Law Office Computing
Digital Voice Recorders Expand Dictation Systems
I am somewhere, lost in space, dictating this column into one of the most remarkable little machines that I have seen in a long, long time. It is called the Walkabout Tour portable Dictaphone. The Walkabout is a digital device that allows you to create dictation files in a digital format that can then be placed on the hard drive of your computer where they are later subject to transcription or attached to an e-mail message that can be sent over the Internet to your secretary. Instead of recording dictation to a tape, the Walkabout records the dictation to a small memory card chip about the size of a matchbook cover. Walkabout comes with a PCMCIA card carrier into which the memory card recording chip fits. The PCMCIA carrier fits into the card slot of your portable computer where it interacts with the special software called Boomerang. Boomerang senses that you have placed a recorded chip into your computer and provides you with various options and choices about what you want to do. Because Walkabout is a digital voice processor, you are able to choose among various items that are contained on the memory card. Let's say, for example, that you have dictated two drafts of letters and two memos and you only wish to send one of the memos to your secretary. Each one of the memos will be identified separately on the screen of your computer and you can highlight and send that memo alone. At the other end of the Internet connection, your word processing pool will pick up an e-mail message to which your dictated file is appended. Using special transcription hardware that plugs into the game port of the computer at the other end, they are able to transcribe the material just as they would with a traditional transcription machine.

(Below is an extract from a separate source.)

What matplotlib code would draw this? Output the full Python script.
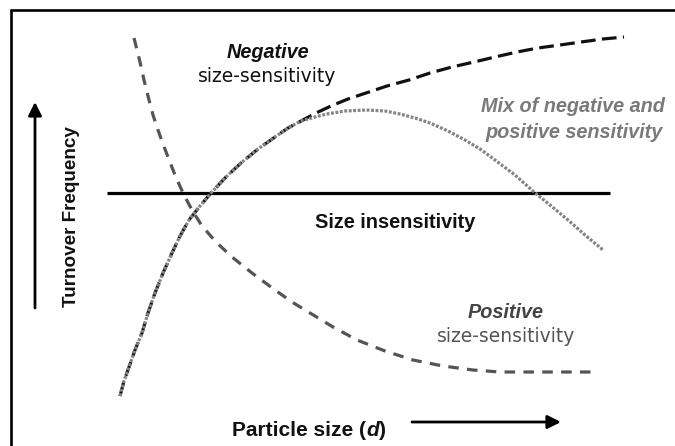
import matplotlib
matplotlib.use("Agg")
import matplotlib.pyplot as plt

# Conceptual curves (arbitrary units: x = particle size, y = turnover frequency)
neg_x = [120, 124, 129, 135, 142, 148, 155, 163, 172, 180, 189, 200, 211, 226, 241, 258, 275, 288,
         301, 316, 331, 348, 366, 387, 409, 430, 452, 474, 495, 517, 538, 560, 581, 603, 624]
neg_y = [50, 65, 79, 96, 113, 133, 153, 173, 193, 210, 226, 240, 253, 269, 283, 297, 309, 318,
         325, 333, 340, 347, 353, 360, 366, 373, 379, 384, 389, 394, 398, 401, 404, 407, 409]

mix_x = [120, 124, 129, 135, 142, 148, 155, 163, 172, 180, 189, 200, 211, 226, 241, 258, 275, 288,
         301, 315, 327, 345, 366, 385, 400, 415, 430, 448, 465, 480, 495, 515, 534, 550, 568, 585, 603]
mix_y = [50, 65, 79, 96, 113, 133, 153, 173, 193, 210, 226, 240, 253, 269, 283, 297, 309, 318,
         325, 329, 332, 335, 336, 335, 332, 328, 323, 315, 306, 297, 286, 271, 254, 241, 226, 211, 196]

pos_x = [134, 137, 140, 144, 149, 153, 158, 163, 168, 175, 183, 192, 202, 216, 232, 252, 275, 292,
         310, 333, 357, 385, 413, 443, 473, 500, 597]
pos_y = [408, 396, 384, 366, 346, 331, 316, 302, 289, 271, 253, 236, 220, 204, 189, 173, 156, 144,
         133, 119, 106, 95, 86, 80, 76, 74, 74]

flat_x = [107, 610]
flat_y = [253, 253]

BOLD = "Liberation Sans"

fig = plt.figure(figsize=(6.75, 4.46), dpi=100)
ax = fig.add_axes([0, 0, 1, 1])
ax.set_xlim(0, 675)
ax.set_ylim(0, 446)
ax.axis("off")

# frame (cropped at right and bottom)
ax.plot([11, 11, 675], [0, 436, 436], color="black", lw=1.9, solid_joinstyle="miter")

ax.plot(flat_x, flat_y, color="black", lw=2.3, solid_capstyle="butt")
ax.plot(pos_x, pos_y, color="#555555", lw=2.3, dashes=(3.3, 2.6))
ax.plot(neg_x, neg_y, color="#111111", lw=2.3, dashes=(4.6, 2.0))
ax.plot(mix_x, mix_y, color="#848484", lw=2.3, dashes=(0.9, 0.5))

fs = 13.5
bfs = 14.3
ax.text(268, 394, "Negative", ha="center", va="center", fontsize=bfs, family=BOLD,
        fontweight="bold", fontstyle="italic", color="#111111")
ax.text(267, 370, "size-sensitivity", ha="center", va="center", fontsize=fs, color="#111111")

ax.text(395, 224, "Size insensitivity", ha="center", va="center", fontsize=bfs, family=BOLD,
        fontweight="bold", color="#111111")

ax.text(573, 339, "Mix of negative and", ha="center", va="center", fontsize=bfs, family=BOLD,
        fontweight="bold", fontstyle="italic", color="#7a7a7a")
ax.text(574, 314, "positive sensitivity", ha="center", va="center", fontsize=bfs, family=BOLD,
        fontweight="bold", fontstyle="italic", color="#7a7a7a")

ax.text(506, 134, "Positive", ha="center", va="center", fontsize=bfs, family=BOLD,
        fontweight="bold", fontstyle="italic", color="#444444")
ax.text(506, 110, "size-sensitivity", ha="center", va="center", fontsize=fs, color="#555555")

# axis labels with arrows
t1 = ax.text(232, 16, "Particle size (", ha="left", va="center", fontsize=15, family=BOLD,
             fontweight="bold", color="#111111")
t2 = ax.annotate("d", xy=(1, 0), xycoords=t1, ha="left", va="bottom", fontsize=15, family=BOLD,
                 fontweight="bold", fontstyle="italic", color="#111111")
ax.annotate(")", xy=(1, 0), xycoords=t2, ha="left", va="bottom", fontsize=15, family=BOLD,
            fontweight="bold", color="#111111")
ax.annotate("", xy=(561, 24), xytext=(412, 24),
            arrowprops=dict(arrowstyle="-|>", lw=2.0, color="black", mutation_scale=20,
                            shrinkA=0, shrinkB=0))

ax.text(71, 229, "Turnover Frequency", ha="center", va="center", rotation=90,
        fontsize=13.6, family=BOLD, fontweight="bold", color="#111111")
ax.annotate("", xy=(35, 344), xytext=(35, 138),
            arrowprops=dict(arrowstyle="-|>", lw=2.0, color="black", mutation_scale=20,
                            shrinkA=0, shrinkB=0))

fig.savefig("out.png", dpi=100)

Now that's pretty cool, you say, but what is the real value of all of it? Lots I say!! The first major value is the fact that because this is a digital voice processor instead of an analog tape machine you are able to insert, modify and edit material that you have dictated. No longer are you required to append to the end of a dictated tape some changes that you thought of after the fact. With the Walkabout device you may go back to any place in any of the items that you have recorded and add, modify, edit or erase to your heart's content. That's a big change from analog tape recording where you pretty much get what you say.
One of the other advantages of the digital format is that you do not have to finish a dictation project before you start on the next one. You could start two memos and two letters all at the same time, leaving out addresses, names, details that you want to go back and later insert and then pick up all of that dictation an hour, or a day, or a week later. Finally, the digital voice processing technology frees you, pretty much, from the constraints of time. You can dictate and send to your word processing pool at any hour of the night or from any time zone without having to conform your activities to the times that your office is open. Moreover, you are freed from the necessity of seeking out a local Federal Express provider to send a tape overnight.
Perhaps one of the most potentially significant aspects of digital voice processing is that fact that all of your dictated material can now be stored along with the rest of your computer files. As the law business moves increasingly from a paper world to an electronic world, digital voice processing files become manageable documents in the same way as images and text. In the new Eastman Workfolder /DMX software that I will tell you about sometime this fall, you can put the voice file away just like any other document. Even though the files are large compared to text files the greatly expanded storage capacity of modern computers makes the retention of the file in its original format totally sensible.
On the other end of the system, the word processing pool loves the Walkabout. Here is what my secretary, Carolyn Scott, had to say:
"Unbelievably cool, and EASY. . .
I'm a total convert, the foot pedal is extremely responsive and once I got all the settings juuust how I like them, I could go fast, fast, fast! I love my computer and it patiently waited for me thru all kinds of interruptions to come back to this project.
I kept the Boomerang window reduced to the task bar because I haven't figured out how to "turn it on manually"...it auto turns on upon recognizing the .boo extension, and I wanted to tweak and twitch and play. It's so simple that took all of 10 minutes.
Send me more!"
That's all well and good, you may say, but it must cost an arm and a leg. The fact is that depending upon which of the various components of the system you think you need, the price is perfectly competitive with traditional dictating equipment. Incidently, if you don't like to use computers (why are you reading this column?), you can hand the chip to your word processing pool and they can process it in the same way they would a traditional tape. Call your local Dictaphone Rep and ask for a demonstration. Once you try it, I think you probably will not want to go back to the old tape-based system you have used in the past.